** start **
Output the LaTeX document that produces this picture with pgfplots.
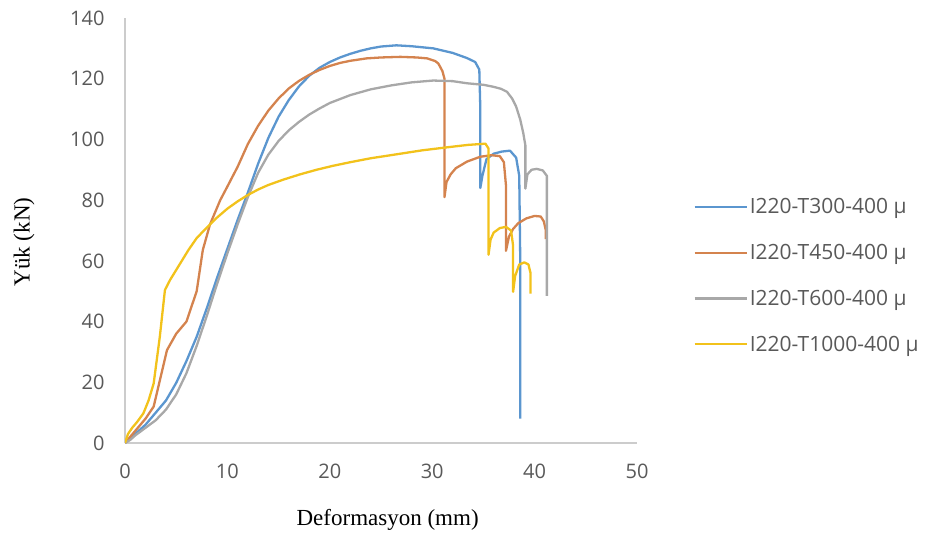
\documentclass[border=0pt]{standalone}
\usepackage{fontspec}
\setmainfont{Open Sans}
\newfontfamily\labelfont{Liberation Serif}
\usepackage{pgfplots}
\pgfplotsset{compat=1.18}

\definecolor{sblue}{HTML}{5B96CF}
\definecolor{sorange}{HTML}{D4834E}
\definecolor{sgray}{HTML}{A8A8A8}
\definecolor{syellow}{HTML}{F2C21B}
\definecolor{ticktext}{HTML}{595959}

\begin{document}
\begin{tikzpicture}
\path[use as bounding box] (0,0) rectangle (931pt,542pt);
\begin{axis}[
  at={(125pt,99pt)}, anchor=south west,
  scale only axis,
  width=512pt, height=425pt,
  xmin=0, xmax=50, ymin=0, ymax=140,
  xtick={0,10,20,30,40,50},
  ytick={0,20,40,60,80,100,120,140},
  axis lines=left,
  axis line style={-, draw=black!20, line width=1.2pt},
  major tick length=0pt,
  tick label style={font=\fontsize{20}{23}\selectfont, text=ticktext},
  /pgf/number format/assume math mode=true,
  xticklabel style={yshift=-17pt},
  yticklabel style={xshift=-17pt},
  xlabel={\labelfont\fontsize{23}{26}\selectfont Deformasyon (mm)},
  ylabel={\labelfont\fontsize{23}{26}\selectfont Yük (kN)},
  every axis x label/.style={at={(axis description cs:0.513,-0.181)}, anchor=center},
  every axis y label/.style={at={(axis description cs:-0.197,0.473)}, anchor=center, rotate=90},
  legend style={draw=none, fill=none, at={(1.11,0.394)}, anchor=west,
    font=\fontsize{21}{24}\selectfont, text=ticktext, row sep=25pt,
    inner sep=0pt, cells={anchor=west},
    /tikz/every even column/.append style={column sep=4pt}},
  legend image code/.code={\draw[#1] (0pt,0pt) -- (52pt,0pt);},
  every axis plot/.append style={line width=2.3pt, line join=round},
]
% I220-T300-400
\addplot[sblue] coordinates {
  (0,0) (0.5,1.5) (1,3) (2,6) (3,10) (4,14) (5,19.8) (6,27) (7,35) (8,44.5)
  (9,54.5) (10,64) (11,73.5) (12,82.5) (13,92) (14,100.5) (15,107.5)
  (16,113) (17,117.5) (18,121) (19,123.6) (20,125.5) (21,127) (22,128.2)
  (23,129.2) (24,130) (25,130.6) (26.5,131) (28,130.7) (30.1,130) (32,128.5)
  (33.4,126.8) (34.2,125.5) (34.6,123) (34.7,110) (34.7,84) (34.9,88)
  (35.3,93.5) (36,95.3) (36.8,96) (37.6,96.3) (38.2,94) (38.5,88) (38.6,60)
  (38.6,8)
};
\addlegendentry{I220-T300-400 µ}
% I220-T450-400
\addplot[sorange] coordinates {
  (0,0) (0.5,2) (1,4) (2,8) (2.8,12) (3.5,22) (4.1,30.6) (5,36) (6,40) (7,50)
  (7.6,63.6) (8.3,72) (9.3,80) (10,84.5) (11,91) (12,98.5) (13,104.5)
  (14,109.5) (15,113.5) (16,116.8) (17,119.3) (18,121.3) (19,122.9)
  (20,124.2) (21,125.2) (22,125.9) (23.6,126.7) (25,127) (26.9,127.2)
  (28.5,127) (29.5,126.7) (30.3,125.8) (30.6,125) (31,122.5) (31.2,120)
  (31.2,81) (31.4,86) (31.8,88.5) (32.3,90.5) (33.4,92.7) (34.7,94.3)
  (35.8,94.8) (36.6,94.5) (37,92.5) (37.2,85) (37.2,63.3) (37.5,68)
  (37.9,70.5) (38.4,72.4) (39.2,74) (40,74.8) (40.6,74.6) (40.9,73)
  (41.1,70) (41.1,67.2)
};
\addlegendentry{I220-T450-400 µ}
% I220-T600-400
\addplot[sgray] coordinates {
  (0,0) (0.5,1) (1,2.5) (2,5) (3,7.5) (4,11) (5,16) (6,23) (7,32) (8,42)
  (9,52.5) (10,62.5) (11,72) (12,81) (13,89) (14,95) (15,99.5) (16,103)
  (17,105.8) (18,108.2) (19,110.2) (20,112) (22,114.6) (24,116.5) (26,117.8)
  (28,118.8) (30.1,119.4) (32,119.2) (33.4,118.5) (35,118) (35.9,117.4)
  (36.7,116.7) (37.3,115.7) (37.8,113.5) (38.2,110.8) (38.6,106.5)
  (38.9,102) (39.1,98) (39.1,83.8) (39.3,88.5) (39.7,90) (40.2,90.3)
  (40.8,89.8) (41.2,88) (41.2,48.5)
};
\addlegendentry{I220-T600-400 µ}
% I220-T1000-400
\addplot[syellow] coordinates {
  (0,0) (0.3,3) (0.7,5) (1.2,7) (1.8,9.8) (2.3,14) (2.8,19.6) (3.4,35)
  (3.9,50.4) (4.4,53.7) (5.4,59.2) (6.2,63.6) (7,67.5) (8,71) (9,74.3)
  (10,77.2) (11,79.6) (12,81.7) (13,83.5) (14,85) (15.5,86.8) (17.1,88.5)
  (18.7,90) (20.3,91.3) (22,92.5) (24,93.8) (26.9,95.3) (29,96.4)
  (31.7,97.5) (33.5,98.2) (35.2,98.6) (35.5,97) (35.5,62) (35.7,67)
  (36,69.3) (36.6,70.8) (37.2,71.2) (37.7,70) (37.9,65) (37.9,49.8)
  (38.1,55) (38.5,58.8) (39,59.5) (39.4,58.8) (39.6,56) (39.6,49.2)
};
\addlegendentry{I220-T1000-400 µ}
\end{axis}
\end{tikzpicture}
\end{document}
** end **
**Written request:**
Pictures in the data above should not be copied; transcribe everything else exactly.

**Result for this exercise:**
Output the LaTeX document that produces this picture with pgfplots.
\documentclass[border=0pt]{standalone}
\usepackage{fontspec}
\setmainfont{Open Sans}
\newfontfamily\labelfont{Liberation Serif}
\usepackage{pgfplots}
\pgfplotsset{compat=1.18}

\definecolor{sblue}{HTML}{5B96CF}
\definecolor{sorange}{HTML}{D4834E}
\definecolor{sgray}{HTML}{A8A8A8}
\definecolor{syellow}{HTML}{F2C21B}
\definecolor{ticktext}{HTML}{595959}

\begin{document}
\begin{tikzpicture}
\path[use as bounding box] (0,0) rectangle (931pt,542pt);
\begin{axis}[
  at={(125pt,99pt)}, anchor=south west,
  scale only axis,
  width=512pt, height=425pt,
  xmin=0, xmax=50, ymin=0, ymax=140,
  xtick={0,10,20,30,40,50},
  ytick={0,20,40,60,80,100,120,140},
  axis lines=left,
  axis line style={-, draw=black!20, line width=1.2pt},
  major tick length=0pt,
  tick label style={font=\fontsize{20}{23}\selectfont, text=ticktext},
  /pgf/number format/assume math mode=true,
  xticklabel style={yshift=-17pt},
  yticklabel style={xshift=-17pt},
  xlabel={\labelfont\fontsize{23}{26}\selectfont Deformasyon (mm)},
  ylabel={\labelfont\fontsize{23}{26}\selectfont Yük (kN)},
  every axis x label/.style={at={(axis description cs:0.513,-0.181)}, anchor=center},
  every axis y label/.style={at={(axis description cs:-0.197,0.473)}, anchor=center, rotate=90},
  legend style={draw=none, fill=none, at={(1.11,0.394)}, anchor=west,
    font=\fontsize{21}{24}\selectfont, text=ticktext, row sep=25pt,
    inner sep=0pt, cells={anchor=west},
    /tikz/every even column/.append style={column sep=4pt}},
  legend image code/.code={\draw[#1] (0pt,0pt) -- (52pt,0pt);},
  every axis plot/.append style={line width=2.3pt, line join=round},
]
% I220-T300-400
\addplot[sblue] coordinates {
  (0,0) (0.5,1.5) (1,3) (2,6) (3,10) (4,14) (5,19.8) (6,27) (7,35) (8,44.5)
  (9,54.5) (10,64) (11,73.5) (12,82.5) (13,92) (14,100.5) (15,107.5)
  (16,113) (17,117.5) (18,121) (19,123.6) (20,125.5) (21,127) (22,128.2)
  (23,129.2) (24,130) (25,130.6) (26.5,131) (28,130.7) (30.1,130) (32,128.5)
  (33.4,126.8) (34.2,125.5) (34.6,123) (34.7,110) (34.7,84) (34.9,88)
  (35.3,93.5) (36,95.3) (36.8,96) (37.6,96.3) (38.2,94) (38.5,88) (38.6,60)
  (38.6,8)
};
\addlegendentry{I220-T300-400 µ}
% I220-T450-400
\addplot[sorange] coordinates {
  (0,0) (0.5,2) (1,4) (2,8) (2.8,12) (3.5,22) (4.1,30.6) (5,36) (6,40) (7,50)
  (7.6,63.6) (8.3,72) (9.3,80) (10,84.5) (11,91) (12,98.5) (13,104.5)
  (14,109.5) (15,113.5) (16,116.8) (17,119.3) (18,121.3) (19,122.9)
  (20,124.2) (21,125.2) (22,125.9) (23.6,126.7) (25,127) (26.9,127.2)
  (28.5,127) (29.5,126.7) (30.3,125.8) (30.6,125) (31,122.5) (31.2,120)
  (31.2,81) (31.4,86) (31.8,88.5) (32.3,90.5) (33.4,92.7) (34.7,94.3)
  (35.8,94.8) (36.6,94.5) (37,92.5) (37.2,85) (37.2,63.3) (37.5,68)
  (37.9,70.5) (38.4,72.4) (39.2,74) (40,74.8) (40.6,74.6) (40.9,73)
  (41.1,70) (41.1,67.2)
};
\addlegendentry{I220-T450-400 µ}
% I220-T600-400
\addplot[sgray] coordinates {
  (0,0) (0.5,1) (1,2.5) (2,5) (3,7.5) (4,11) (5,16) (6,23) (7,32) (8,42)
  (9,52.5) (10,62.5) (11,72) (12,81) (13,89) (14,95) (15,99.5) (16,103)
  (17,105.8) (18,108.2) (19,110.2) (20,112) (22,114.6) (24,116.5) (26,117.8)
  (28,118.8) (30.1,119.4) (32,119.2) (33.4,118.5) (35,118) (35.9,117.4)
  (36.7,116.7) (37.3,115.7) (37.8,113.5) (38.2,110.8) (38.6,106.5)
  (38.9,102) (39.1,98) (39.1,83.8) (39.3,88.5) (39.7,90) (40.2,90.3)
  (40.8,89.8) (41.2,88) (41.2,48.5)
};
\addlegendentry{I220-T600-400 µ}
% I220-T1000-400
\addplot[syellow] coordinates {
  (0,0) (0.3,3) (0.7,5) (1.2,7) (1.8,9.8) (2.3,14) (2.8,19.6) (3.4,35)
  (3.9,50.4) (4.4,53.7) (5.4,59.2) (6.2,63.6) (7,67.5) (8,71) (9,74.3)
  (10,77.2) (11,79.6) (12,81.7) (13,83.5) (14,85) (15.5,86.8) (17.1,88.5)
  (18.7,90) (20.3,91.3) (22,92.5) (24,93.8) (26.9,95.3) (29,96.4)
  (31.7,97.5) (33.5,98.2) (35.2,98.6) (35.5,97) (35.5,62) (35.7,67)
  (36,69.3) (36.6,70.8) (37.2,71.2) (37.7,70) (37.9,65) (37.9,49.8)
  (38.1,55) (38.5,58.8) (39,59.5) (39.4,58.8) (39.6,56) (39.6,49.2)
};
\addlegendentry{I220-T1000-400 µ}
\end{axis}
\end{tikzpicture}
\end{document}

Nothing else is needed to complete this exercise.